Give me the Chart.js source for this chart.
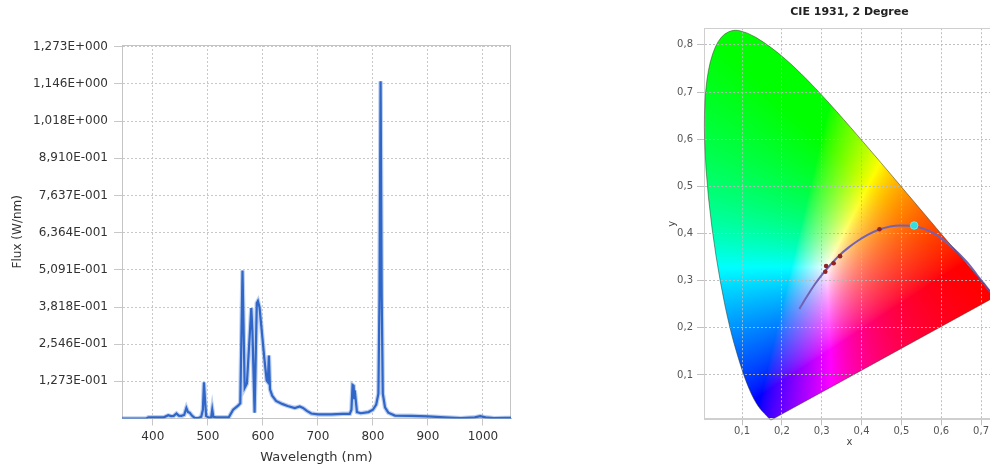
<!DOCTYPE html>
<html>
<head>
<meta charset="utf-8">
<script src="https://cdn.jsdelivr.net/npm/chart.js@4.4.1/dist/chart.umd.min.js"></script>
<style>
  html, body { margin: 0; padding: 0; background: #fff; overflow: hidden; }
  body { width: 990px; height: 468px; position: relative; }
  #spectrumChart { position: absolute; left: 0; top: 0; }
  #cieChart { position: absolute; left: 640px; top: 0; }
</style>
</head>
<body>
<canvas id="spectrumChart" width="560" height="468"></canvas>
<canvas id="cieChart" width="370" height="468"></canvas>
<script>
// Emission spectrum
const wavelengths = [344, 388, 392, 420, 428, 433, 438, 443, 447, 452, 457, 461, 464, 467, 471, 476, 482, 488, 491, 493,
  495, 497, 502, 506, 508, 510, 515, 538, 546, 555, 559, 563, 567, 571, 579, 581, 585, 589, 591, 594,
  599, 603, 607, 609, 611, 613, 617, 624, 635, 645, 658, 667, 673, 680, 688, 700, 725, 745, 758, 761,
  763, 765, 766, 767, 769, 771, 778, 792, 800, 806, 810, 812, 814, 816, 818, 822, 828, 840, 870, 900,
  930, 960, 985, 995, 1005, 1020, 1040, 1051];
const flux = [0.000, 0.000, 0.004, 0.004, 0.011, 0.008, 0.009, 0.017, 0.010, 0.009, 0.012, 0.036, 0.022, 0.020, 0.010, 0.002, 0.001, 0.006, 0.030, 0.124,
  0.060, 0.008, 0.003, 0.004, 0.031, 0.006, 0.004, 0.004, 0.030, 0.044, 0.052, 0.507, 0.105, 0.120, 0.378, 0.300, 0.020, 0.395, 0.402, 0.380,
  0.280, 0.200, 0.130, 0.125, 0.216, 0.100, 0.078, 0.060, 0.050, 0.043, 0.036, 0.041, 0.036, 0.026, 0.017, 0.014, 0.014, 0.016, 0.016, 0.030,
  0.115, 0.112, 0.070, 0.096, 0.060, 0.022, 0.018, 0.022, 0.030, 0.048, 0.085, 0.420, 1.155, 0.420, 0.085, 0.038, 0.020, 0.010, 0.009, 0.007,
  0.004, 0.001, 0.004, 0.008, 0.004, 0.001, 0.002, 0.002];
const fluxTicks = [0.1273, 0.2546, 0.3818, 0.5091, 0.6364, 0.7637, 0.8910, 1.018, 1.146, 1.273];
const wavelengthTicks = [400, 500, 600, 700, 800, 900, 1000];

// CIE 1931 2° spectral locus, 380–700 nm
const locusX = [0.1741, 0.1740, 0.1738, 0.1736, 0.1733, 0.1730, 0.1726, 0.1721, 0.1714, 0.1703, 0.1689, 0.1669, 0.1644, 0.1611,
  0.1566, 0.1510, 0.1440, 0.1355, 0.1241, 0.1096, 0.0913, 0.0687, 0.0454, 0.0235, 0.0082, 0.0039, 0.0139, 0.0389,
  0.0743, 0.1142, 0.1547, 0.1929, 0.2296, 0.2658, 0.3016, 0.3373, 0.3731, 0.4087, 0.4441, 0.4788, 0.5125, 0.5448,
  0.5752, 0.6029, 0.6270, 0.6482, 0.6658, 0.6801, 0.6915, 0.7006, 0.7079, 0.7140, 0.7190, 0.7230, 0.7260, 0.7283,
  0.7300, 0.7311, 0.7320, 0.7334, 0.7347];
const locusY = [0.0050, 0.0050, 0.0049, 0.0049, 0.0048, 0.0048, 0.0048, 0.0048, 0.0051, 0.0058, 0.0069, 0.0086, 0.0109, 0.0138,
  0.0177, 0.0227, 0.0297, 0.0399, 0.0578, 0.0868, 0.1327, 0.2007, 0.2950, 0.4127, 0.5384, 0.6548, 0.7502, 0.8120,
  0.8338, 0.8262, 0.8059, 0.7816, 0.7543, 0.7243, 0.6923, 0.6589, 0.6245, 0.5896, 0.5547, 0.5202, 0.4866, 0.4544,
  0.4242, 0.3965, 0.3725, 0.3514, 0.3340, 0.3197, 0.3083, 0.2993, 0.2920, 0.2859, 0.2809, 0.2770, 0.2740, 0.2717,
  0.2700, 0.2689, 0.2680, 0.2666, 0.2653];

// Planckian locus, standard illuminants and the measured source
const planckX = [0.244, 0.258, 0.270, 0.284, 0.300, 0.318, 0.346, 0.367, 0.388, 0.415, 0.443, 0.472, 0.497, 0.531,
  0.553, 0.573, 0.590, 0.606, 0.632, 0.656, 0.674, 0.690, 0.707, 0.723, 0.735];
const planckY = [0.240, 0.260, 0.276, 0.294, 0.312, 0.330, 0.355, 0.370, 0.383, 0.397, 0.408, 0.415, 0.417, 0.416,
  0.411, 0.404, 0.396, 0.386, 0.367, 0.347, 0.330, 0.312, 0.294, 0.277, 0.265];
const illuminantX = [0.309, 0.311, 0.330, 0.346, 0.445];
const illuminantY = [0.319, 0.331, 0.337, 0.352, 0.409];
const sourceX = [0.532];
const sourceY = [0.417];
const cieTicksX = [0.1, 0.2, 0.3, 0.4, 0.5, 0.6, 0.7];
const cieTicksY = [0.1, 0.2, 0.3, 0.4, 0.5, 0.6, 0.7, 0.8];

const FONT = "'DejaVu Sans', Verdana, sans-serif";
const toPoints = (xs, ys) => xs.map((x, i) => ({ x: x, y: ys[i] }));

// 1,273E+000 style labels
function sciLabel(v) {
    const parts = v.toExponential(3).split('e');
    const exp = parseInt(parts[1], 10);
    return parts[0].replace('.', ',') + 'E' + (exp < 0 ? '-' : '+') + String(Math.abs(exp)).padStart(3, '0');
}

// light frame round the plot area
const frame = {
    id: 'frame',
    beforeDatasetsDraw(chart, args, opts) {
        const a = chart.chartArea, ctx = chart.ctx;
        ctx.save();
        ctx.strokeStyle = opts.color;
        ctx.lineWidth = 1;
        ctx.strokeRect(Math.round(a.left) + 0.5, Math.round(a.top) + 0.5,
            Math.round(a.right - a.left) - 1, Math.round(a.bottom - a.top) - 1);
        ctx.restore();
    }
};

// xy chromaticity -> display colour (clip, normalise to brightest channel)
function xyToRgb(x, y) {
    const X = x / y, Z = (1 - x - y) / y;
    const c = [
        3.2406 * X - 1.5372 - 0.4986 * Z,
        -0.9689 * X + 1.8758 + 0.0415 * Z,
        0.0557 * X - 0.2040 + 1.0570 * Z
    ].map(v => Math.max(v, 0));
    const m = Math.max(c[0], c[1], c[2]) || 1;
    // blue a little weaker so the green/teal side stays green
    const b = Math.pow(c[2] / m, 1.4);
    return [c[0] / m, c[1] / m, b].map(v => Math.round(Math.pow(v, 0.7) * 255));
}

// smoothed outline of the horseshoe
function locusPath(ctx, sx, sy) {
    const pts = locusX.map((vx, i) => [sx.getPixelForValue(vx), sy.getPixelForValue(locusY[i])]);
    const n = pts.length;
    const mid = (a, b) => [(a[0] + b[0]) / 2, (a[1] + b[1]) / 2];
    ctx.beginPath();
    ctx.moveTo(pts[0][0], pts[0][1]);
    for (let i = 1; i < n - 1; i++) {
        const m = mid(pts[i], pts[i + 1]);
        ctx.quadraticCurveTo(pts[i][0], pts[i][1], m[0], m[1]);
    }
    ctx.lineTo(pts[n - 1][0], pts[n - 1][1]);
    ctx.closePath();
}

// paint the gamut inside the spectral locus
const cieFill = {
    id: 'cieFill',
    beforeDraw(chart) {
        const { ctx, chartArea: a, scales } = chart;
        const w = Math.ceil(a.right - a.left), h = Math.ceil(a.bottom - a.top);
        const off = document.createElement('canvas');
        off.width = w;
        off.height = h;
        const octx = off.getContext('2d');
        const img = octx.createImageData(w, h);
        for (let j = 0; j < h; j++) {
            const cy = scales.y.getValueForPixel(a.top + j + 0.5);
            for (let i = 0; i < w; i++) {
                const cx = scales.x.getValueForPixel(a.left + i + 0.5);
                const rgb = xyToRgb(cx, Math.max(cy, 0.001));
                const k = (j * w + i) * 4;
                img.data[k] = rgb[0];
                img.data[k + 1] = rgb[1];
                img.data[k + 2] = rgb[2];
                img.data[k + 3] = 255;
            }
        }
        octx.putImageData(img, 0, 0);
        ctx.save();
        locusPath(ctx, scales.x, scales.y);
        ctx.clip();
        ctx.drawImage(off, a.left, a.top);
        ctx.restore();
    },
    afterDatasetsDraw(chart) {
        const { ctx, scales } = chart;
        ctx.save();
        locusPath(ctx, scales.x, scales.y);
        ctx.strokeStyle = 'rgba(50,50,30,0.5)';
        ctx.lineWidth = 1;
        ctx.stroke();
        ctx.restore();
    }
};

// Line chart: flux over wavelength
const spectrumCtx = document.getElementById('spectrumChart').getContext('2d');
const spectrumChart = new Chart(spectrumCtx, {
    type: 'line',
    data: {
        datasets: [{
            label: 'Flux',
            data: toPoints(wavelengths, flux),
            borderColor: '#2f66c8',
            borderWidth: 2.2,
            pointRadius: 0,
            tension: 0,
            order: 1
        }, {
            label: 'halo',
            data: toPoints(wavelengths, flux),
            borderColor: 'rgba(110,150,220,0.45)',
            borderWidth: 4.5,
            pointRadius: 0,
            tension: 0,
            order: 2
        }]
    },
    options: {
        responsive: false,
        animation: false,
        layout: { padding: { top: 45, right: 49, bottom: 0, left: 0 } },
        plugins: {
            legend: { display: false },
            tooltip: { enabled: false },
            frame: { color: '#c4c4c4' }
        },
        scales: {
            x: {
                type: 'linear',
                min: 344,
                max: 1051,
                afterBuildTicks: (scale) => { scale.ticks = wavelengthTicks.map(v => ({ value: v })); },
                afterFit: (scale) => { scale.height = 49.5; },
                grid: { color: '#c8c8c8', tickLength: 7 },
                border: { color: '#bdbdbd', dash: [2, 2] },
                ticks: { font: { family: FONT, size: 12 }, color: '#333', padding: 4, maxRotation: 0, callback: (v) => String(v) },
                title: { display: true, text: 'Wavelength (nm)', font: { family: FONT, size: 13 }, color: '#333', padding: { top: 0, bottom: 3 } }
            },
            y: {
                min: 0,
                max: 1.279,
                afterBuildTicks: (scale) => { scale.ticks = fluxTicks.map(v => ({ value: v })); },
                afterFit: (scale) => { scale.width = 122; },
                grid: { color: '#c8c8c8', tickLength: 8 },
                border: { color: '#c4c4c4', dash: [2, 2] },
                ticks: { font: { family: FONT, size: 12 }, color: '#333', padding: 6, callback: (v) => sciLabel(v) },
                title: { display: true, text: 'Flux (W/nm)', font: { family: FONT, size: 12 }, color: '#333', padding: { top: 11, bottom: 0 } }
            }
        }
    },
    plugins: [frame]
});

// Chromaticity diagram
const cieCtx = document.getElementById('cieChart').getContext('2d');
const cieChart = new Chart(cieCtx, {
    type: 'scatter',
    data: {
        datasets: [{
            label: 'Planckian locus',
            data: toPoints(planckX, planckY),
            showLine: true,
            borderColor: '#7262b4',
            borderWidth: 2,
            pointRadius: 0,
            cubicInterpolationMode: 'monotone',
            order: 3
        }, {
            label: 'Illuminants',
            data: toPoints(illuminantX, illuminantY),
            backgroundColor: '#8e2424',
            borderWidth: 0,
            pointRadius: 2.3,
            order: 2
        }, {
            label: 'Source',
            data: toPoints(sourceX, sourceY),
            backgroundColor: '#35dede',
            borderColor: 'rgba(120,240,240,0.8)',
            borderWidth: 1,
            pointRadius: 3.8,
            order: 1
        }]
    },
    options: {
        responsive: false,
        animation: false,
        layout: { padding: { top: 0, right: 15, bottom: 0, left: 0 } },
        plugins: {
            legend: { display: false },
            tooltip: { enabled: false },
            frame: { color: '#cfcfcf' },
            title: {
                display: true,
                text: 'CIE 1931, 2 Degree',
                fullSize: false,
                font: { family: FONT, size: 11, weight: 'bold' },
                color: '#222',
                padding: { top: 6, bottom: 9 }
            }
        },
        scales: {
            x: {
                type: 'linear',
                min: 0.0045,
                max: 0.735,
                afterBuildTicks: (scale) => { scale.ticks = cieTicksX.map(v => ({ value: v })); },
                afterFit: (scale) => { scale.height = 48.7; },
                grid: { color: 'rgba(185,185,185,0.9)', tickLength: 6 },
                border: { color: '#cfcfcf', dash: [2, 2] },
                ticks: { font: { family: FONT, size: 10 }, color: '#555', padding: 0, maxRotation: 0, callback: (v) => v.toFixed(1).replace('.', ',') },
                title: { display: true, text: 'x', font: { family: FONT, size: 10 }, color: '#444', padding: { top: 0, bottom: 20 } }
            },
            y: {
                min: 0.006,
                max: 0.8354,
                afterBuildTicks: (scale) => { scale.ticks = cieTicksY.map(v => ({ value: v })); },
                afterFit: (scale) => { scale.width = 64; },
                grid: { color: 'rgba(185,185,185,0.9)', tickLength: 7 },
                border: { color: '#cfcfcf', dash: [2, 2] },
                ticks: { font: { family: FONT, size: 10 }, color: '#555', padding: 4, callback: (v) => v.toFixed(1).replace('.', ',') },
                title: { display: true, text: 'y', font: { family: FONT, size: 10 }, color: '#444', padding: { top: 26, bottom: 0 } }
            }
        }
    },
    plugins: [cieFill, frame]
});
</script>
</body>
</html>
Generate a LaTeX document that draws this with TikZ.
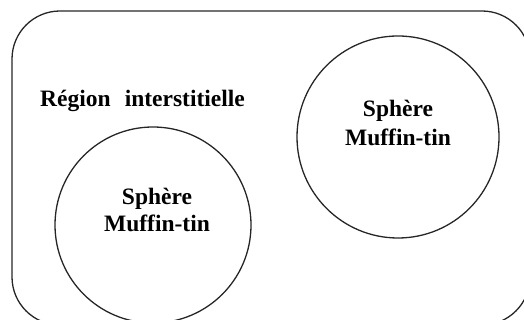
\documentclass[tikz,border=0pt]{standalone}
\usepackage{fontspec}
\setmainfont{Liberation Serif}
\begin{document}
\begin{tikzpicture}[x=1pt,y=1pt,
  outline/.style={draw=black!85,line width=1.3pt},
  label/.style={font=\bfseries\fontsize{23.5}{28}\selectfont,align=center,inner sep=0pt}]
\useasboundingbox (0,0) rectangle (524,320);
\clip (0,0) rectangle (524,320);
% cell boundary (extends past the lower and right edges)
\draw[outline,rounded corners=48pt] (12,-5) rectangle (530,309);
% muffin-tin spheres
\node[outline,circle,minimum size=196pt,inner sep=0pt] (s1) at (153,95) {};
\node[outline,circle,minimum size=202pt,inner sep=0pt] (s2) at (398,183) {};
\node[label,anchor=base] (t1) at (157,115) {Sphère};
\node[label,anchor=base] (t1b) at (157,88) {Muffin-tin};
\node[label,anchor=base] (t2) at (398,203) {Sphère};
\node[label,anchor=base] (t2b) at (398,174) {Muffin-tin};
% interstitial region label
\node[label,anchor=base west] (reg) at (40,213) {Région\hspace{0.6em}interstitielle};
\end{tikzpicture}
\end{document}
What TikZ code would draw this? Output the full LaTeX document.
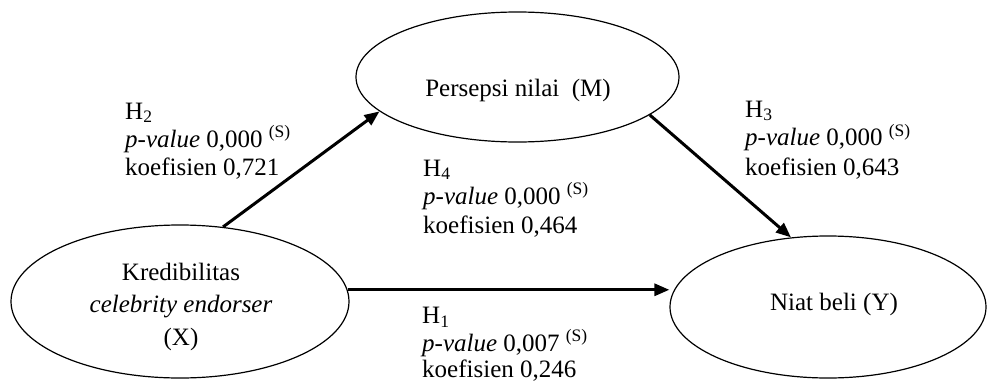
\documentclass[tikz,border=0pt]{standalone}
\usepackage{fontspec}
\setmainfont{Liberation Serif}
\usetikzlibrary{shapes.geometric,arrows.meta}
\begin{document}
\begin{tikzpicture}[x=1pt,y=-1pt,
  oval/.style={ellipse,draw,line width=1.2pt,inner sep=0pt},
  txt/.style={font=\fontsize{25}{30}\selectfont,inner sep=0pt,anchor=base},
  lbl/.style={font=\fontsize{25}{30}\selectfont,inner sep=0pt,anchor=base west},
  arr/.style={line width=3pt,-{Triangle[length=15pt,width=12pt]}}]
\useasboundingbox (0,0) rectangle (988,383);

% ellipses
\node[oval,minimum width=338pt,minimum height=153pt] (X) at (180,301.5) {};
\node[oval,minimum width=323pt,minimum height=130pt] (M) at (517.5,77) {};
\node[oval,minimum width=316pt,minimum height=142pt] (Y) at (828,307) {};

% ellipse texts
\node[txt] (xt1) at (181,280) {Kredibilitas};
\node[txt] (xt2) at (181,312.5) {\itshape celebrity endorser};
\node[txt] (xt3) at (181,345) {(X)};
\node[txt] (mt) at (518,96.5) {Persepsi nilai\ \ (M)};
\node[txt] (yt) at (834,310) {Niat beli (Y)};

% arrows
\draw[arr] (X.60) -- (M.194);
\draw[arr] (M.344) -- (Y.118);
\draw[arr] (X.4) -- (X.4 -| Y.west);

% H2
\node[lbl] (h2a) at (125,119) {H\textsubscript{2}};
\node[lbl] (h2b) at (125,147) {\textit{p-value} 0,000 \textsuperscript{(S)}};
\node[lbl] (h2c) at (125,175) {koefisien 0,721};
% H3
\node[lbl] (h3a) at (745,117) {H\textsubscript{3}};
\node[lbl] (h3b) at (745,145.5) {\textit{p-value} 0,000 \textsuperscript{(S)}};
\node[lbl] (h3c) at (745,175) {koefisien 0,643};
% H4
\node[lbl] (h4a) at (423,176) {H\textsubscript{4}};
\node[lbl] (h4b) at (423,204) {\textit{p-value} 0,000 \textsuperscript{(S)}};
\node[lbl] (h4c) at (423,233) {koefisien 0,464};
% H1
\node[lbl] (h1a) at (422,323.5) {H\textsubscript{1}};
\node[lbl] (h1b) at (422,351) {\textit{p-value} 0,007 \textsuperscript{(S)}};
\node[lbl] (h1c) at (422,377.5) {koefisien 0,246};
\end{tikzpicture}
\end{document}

+++

YOUR TASK
Show the lines of the material that contain the word "LaTeX".

EXERCISE RESPONSE
Generate a LaTeX document that draws this with TikZ.
What TikZ code would draw this? Output the full LaTeX document.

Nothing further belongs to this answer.